The third-party app, MealLogger (Wellness Foundry, New York, NY, USA), is a photo food journal app that has been used in multiple research studies to assess temporal eating patterns [14, 90]. Similar to mCC, it has users take a photo (timestamped) and name the items in the photo. McHill et al., 2017, and 2019 used Meallogger to assess the eating pattern of young adults over 7 days [14, 90]. Participants were also asked to have a standard item in all photos for reference. The eating duration was not calculated. Later meal timing relative to melatonin onset was associated with increased body fat [90]. Eating events were reported across the day (at all circadian phases relative to melatonin onset), with a peak around 7 pm. Individuals with overweight had 8% more of their daily calories in the evening [14].

Parr et al., 2020 gave 19 participants with T2DM the choice of paper food journals or a smartphone app EasyDietDiary (Xyris Software, Brisbane, Australia), a third-party smartphone app to document the timing of written food entries. They also had participants use their phone’s camera to photograph all energy intake [38]. In this feasibility study, they reported having 74 [24] % compliance to a 9-h TRE intervention with no significant change in dietary intake between participants in the TRE group and habitual eaters (Table 1).

McAllister et al., 2020 implemented a 10-h TRE intervention in firefighters using the third-party smartphone app Zero (Big Sky Health, Inc., San Francisco, CA) for participants to enter the time for first and last dietary intake each day [71]. Participants also had the option to use a paper form instead of Zero. MyFitnessPal, or a written food log, was also used to document dietary intake at the beginning and end of the intervention. At the end of a 6-week intervention, the 16 male resistance-trained firefighters significantly decreased advanced oxidation protein products and advance glycated end products (Table 1).

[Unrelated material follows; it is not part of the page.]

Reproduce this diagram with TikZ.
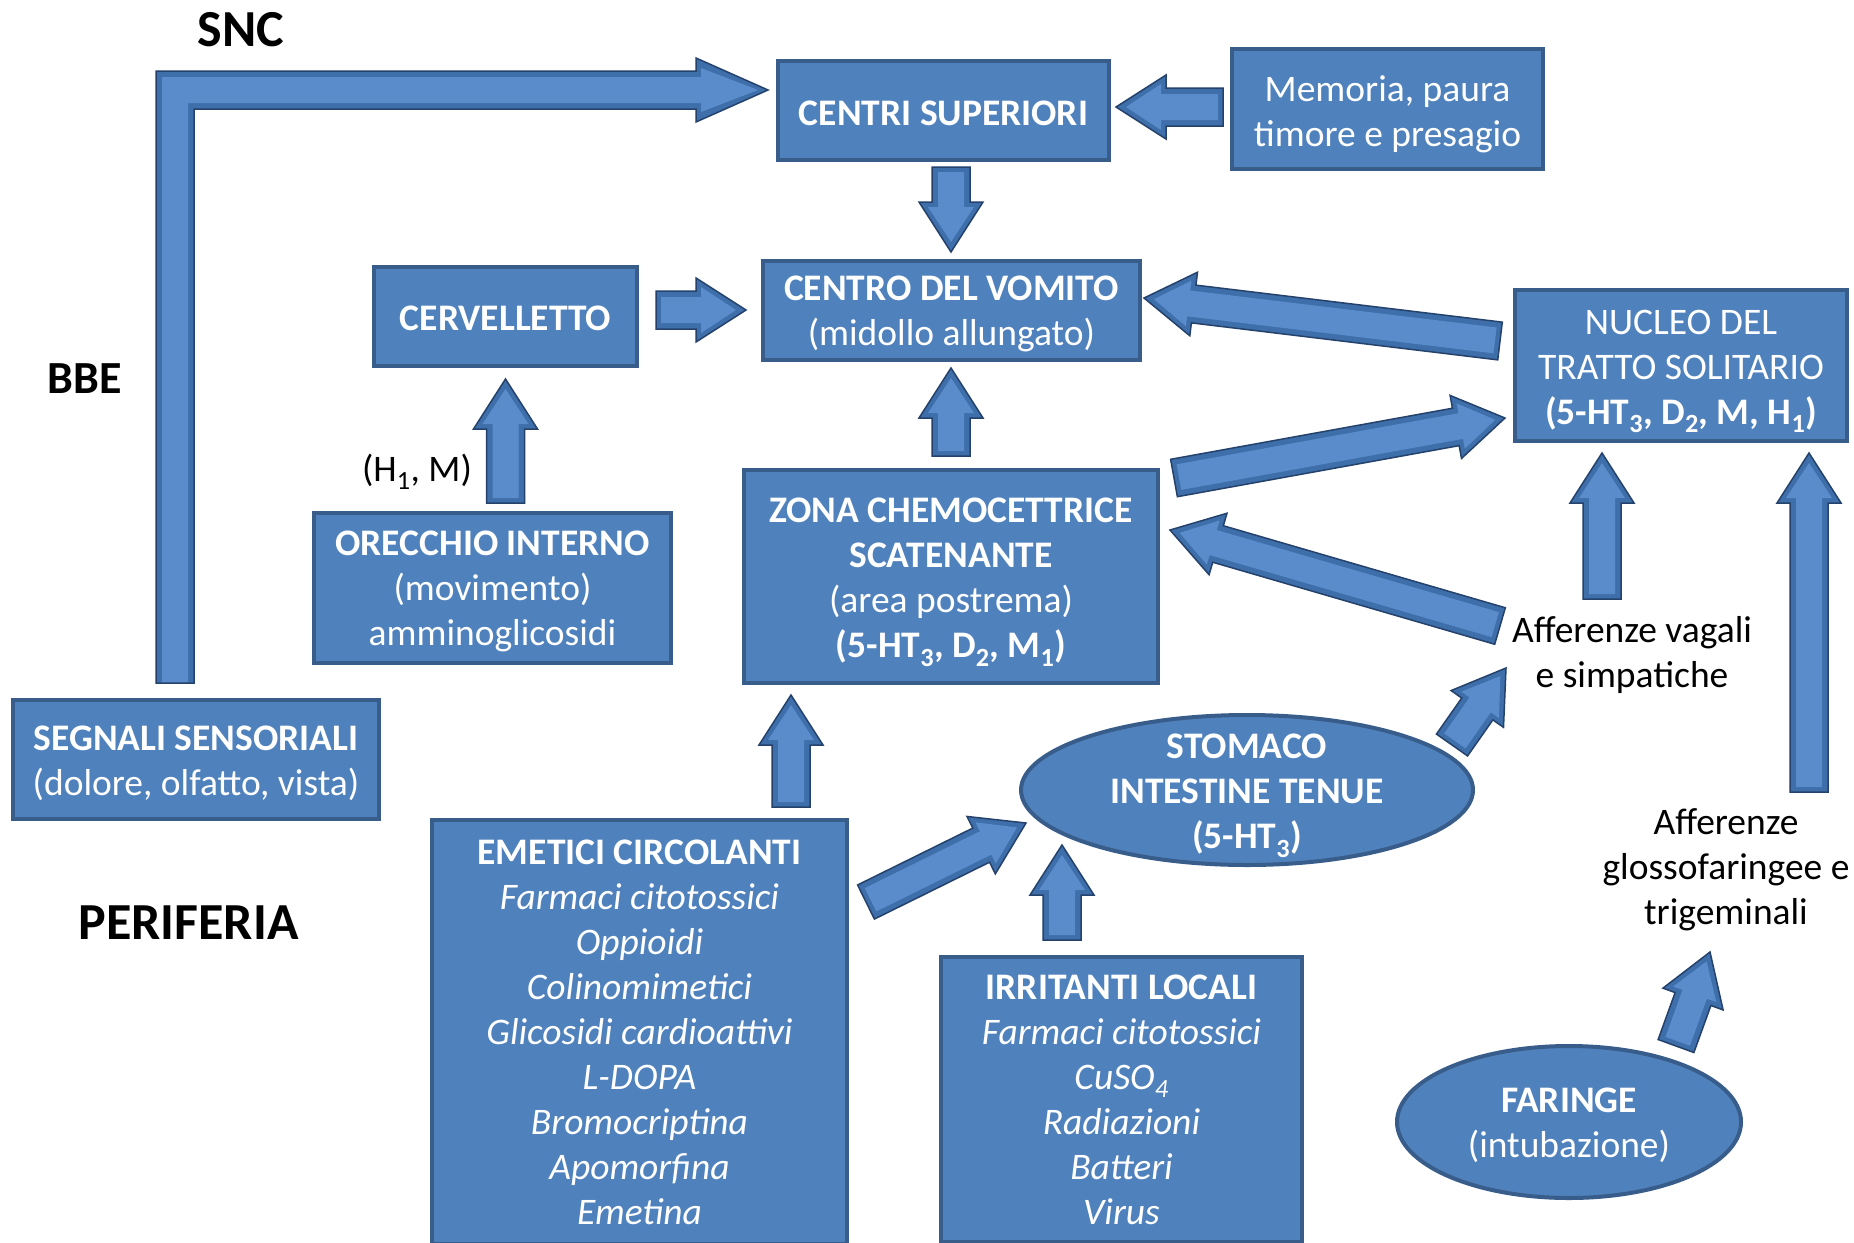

All of these apps are based on the thematic basis of the mCC app in that it used time-stamped photo entries. However, the apps do not allow for personalized communication with participants, provide a visual representation of the eating window or entries for the participants, nor do they capture sleep, exercise, or health information. Importantly, as these are both third-party apps, they are not customizable to individual studies.

STRENGTHS AND LIMITATIONS OF THE MCC APP

Strengths

The mCC app has multiple strengths as a research tool to capture temporal eating patterns. First, the mCC app provides the ability to track temporal lifestyle patterns (including eating patterns) in real-time, which has otherwise been lacking. This allows for both the user and the research team to monitor eating patterns in real-time rather than retrospective analysis. Second, the logging burden is also decreased as caloric information and portion size are not logged. Third, user engagement can be customized and automated with scheduled push notifications and surveys as well as personalized messages. Fourth, the app is scalable, which allows for data capture from individuals anywhere in the world on iPhone or Androids. Finally, because the mCC app was created and is maintained by a research team, researchers have full access to all participant data, and data is never shared with commercial entities.

Limitations

Although smartphone apps are powerful tools, they still have limitations. The main limitation to determining temporal lifestyle is that the app is dependent on participants entering everything they consume, and when they sleep and exercise. The necessity of manual logging innately leaves room for inaccuracy most likely caused by a lack of entries. Because the mCC app does not require calorie or portion size estimates when logging, it is not able to accurately assess the timing of calorie or macronutrient intake.

CONCLUSION

Capturing nutrient intake in free-living humans is an ongoing challenge. However modern technologies, specifically smartphones, are enabling new ways to capture nutrient intake. Smartphone apps such as myCircadianClock may be helpful research tools to assess temporal eating patterns, exercise, sleep, and health information for many consecutive days. The information gained from these tools will provide much-needed insight into nutrition and health. Tracking temporal components of nutrient intake can also serve as a helpful insight into patient care.